Sigo escuchando la canción: como una historia que me han contado muchas veces agradezco cada pormenor, cada desgarradura y cada trampa que me tiende la música, distingo las voces simultáneas de la trompeta y del piano, casi las guío, porque a cada instante sé lo que en seguida va a sonar, como si yo mismo fuera inventando la canción y la historia a medida que la escucho, lenta y oblicua, como una conversación espiada desde otro lado de una puerta, como la memoria de aquel último invierno que pasé en San Sebastián. Es cierto, hay ciudades y rostros que uno sólo conoce para después perderlos, nada nos es devuelto nunca, ni lo que no tuvimos, ni lo que merecíamos.

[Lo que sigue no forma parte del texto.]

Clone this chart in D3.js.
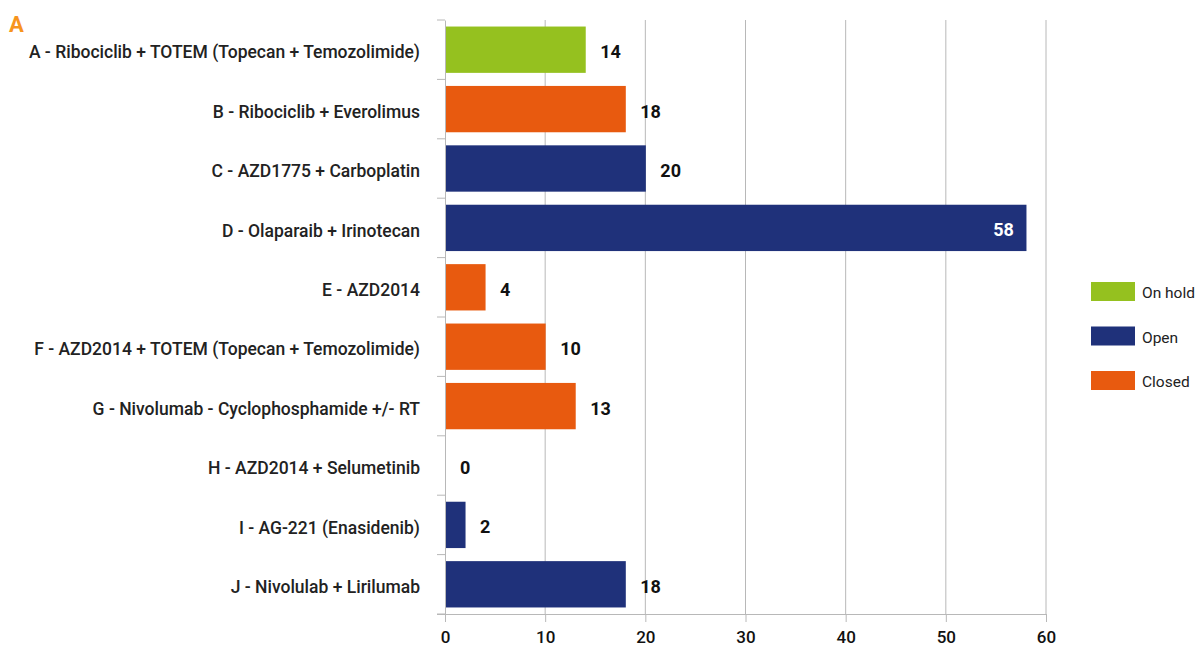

– Fue como despertar de pronto -dijo Biralbo-. Como cuando te has dormido a mediodía y despiertas al anochecer y no reconoces la luz ni sabes dónde estás, ni quién eres. Le ocurre a los enfermos en los hospitales, me lo contó Billy Swann en aquel sanatorio de Lisboa. Se despertó y creía que estaba muerto y que soñaba que vivía, que aún era Billy Swann. Como en aquella historia de los durmientes de Éfeso que tanto le gustaba a Floro Bloom, ¿te acuerdas? Cuando Lucrecia se marchó yo apagué las luces del Lady Bird y salí a la calle; y de pronto habían pasado tres años, justo entonces, en los cinco últimos minutos. Oía su voz diciéndomelo muchas veces seguidas mientras iba a mi casa: «Han pasado tres años.» Todavía puedo oírla si cierro los ojos.

Dijo que más que al dolor o a la soledad despertó a la sorpresa de un mundo y de un tiempo que carecían de resonancias, como si desde entonces debiera vivir para siempre en el interior de una casa acolchada: la ciudad, la música, su memoria, su vida, se habían entramado desde que conoció a Lucrecia en un juego de correspondencias o de símbolos que se sostenían tan delicadamente entre sí, me dijo, como los instrumentos de una banda de jazz. Billy Swann solía decirle que lo que importa en la música no es la maestría, sino la resonancia: en un espacio vacío, en un local lleno de voces y de humo, en el alma de alguien. ¿No es eso, una pura resonancia, un instinto de tiempo y de adivinación, lo que sucede en mí cuando escucho aquellas canciones que Billy Swann y Biralbo tocaron juntos, Burma o Lisboa ?

Bruscamente le había sobrevenido el silencio: sintió que en él se desvanecían los últimos años de su vida como ruinas derrumbadas en el fondo del mar. De ahora en adelante el mundo ya no sería un sistema de símbolos que aludieran a Lucrecia. Cada gesto y deseo y cada canción que tocara se agotarían en sí mismos como una llama que se extingue sin dejar cenizas. En unos pocos días o semanas Biralbo se creyó autorizado a dar el nombre de renuncia o de serenidad a aquel desierto sin voces. El orgullo y el hábito de la soledad le ayudaban: porque cualquier gesto que hiciera inevitablemente contendría una súplica, no iba a buscar a Lucrecia, ni a escribirle, ni a beber en los bares próximos a su casa. Con inflexible puntualidad llegaba al colegio todas las mañanas y a las cinco de la tarde volvía a casa en el Topo leyendo el periódico o mirando en silencio los veloces paisajes de las afueras. Dejó de escuchar discos: cada canción que oía, las que más amaba, las que sabía tocar con los ojos cerrados, eran ya el testimonio de una estafa. Cuando bebía mucho imaginaba cartas larguísimas que nunca llegó a escribir y se quedaba mirando obstinadamente el teléfono. Recordó una noche de varios años atrás: acababa de conocer a Lucrecia y concebía livianamente la posibilidad de acostarse con ella, pero sólo habían conversado tres o cuatro veces, en el Lady Bird, en una mesa del Viena. Llamaron a la puerta, le extrañó, porque ya era muy tarde. Cuando abrió, Lucrecia estaba frente a él, del todo inesperada, disculpándose, ofreciéndole algo, un libro o un disco que al parecer le prometió y que Biralbo no recordaba.